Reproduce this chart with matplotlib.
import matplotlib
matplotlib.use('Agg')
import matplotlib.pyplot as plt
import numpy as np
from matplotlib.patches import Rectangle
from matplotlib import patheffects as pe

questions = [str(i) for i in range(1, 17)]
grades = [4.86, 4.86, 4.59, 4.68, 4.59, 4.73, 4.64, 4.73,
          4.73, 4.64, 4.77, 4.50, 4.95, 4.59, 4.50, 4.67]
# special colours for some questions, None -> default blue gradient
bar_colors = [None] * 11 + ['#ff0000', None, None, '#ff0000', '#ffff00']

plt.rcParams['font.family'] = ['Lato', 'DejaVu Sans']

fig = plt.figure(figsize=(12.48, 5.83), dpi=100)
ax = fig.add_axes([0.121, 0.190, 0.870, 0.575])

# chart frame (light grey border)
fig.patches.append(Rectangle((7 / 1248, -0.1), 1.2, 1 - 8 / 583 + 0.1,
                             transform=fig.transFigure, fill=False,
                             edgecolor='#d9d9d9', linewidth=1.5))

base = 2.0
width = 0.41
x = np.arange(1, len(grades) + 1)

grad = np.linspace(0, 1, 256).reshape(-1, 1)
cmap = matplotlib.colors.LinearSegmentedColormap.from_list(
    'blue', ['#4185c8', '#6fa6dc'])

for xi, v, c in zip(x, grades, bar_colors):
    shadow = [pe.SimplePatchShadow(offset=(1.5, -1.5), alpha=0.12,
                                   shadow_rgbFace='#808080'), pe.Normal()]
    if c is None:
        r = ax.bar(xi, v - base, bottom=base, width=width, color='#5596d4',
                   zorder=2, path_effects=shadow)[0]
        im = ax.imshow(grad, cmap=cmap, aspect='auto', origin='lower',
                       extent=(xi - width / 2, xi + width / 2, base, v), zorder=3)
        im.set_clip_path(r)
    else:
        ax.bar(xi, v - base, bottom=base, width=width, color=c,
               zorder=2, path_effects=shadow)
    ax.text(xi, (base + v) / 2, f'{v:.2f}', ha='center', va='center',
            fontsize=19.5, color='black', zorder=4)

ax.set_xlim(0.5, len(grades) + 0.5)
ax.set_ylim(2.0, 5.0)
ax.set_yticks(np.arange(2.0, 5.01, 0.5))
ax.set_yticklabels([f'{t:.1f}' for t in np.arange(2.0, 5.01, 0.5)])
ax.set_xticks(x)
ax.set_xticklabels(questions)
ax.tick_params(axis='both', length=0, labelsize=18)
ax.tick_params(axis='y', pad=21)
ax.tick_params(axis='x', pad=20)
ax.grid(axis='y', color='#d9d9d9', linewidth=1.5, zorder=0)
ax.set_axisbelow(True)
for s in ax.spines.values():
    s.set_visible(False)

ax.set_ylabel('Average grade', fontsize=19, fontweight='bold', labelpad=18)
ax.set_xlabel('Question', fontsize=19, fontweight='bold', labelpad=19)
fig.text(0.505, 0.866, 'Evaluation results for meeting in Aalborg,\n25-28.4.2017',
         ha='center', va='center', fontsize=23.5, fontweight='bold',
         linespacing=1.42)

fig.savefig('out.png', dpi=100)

# [PROBLEM]
Of the lines above, copy each that contains "matplotlib".

# [RESULT OF THIS EXERCISE]
Reproduce this chart with matplotlib.
import matplotlib
matplotlib.use('Agg')
import matplotlib.pyplot as plt
from matplotlib.patches import Rectangle
from matplotlib import patheffects as pe
cmap = matplotlib.colors.LinearSegmentedColormap.from_list(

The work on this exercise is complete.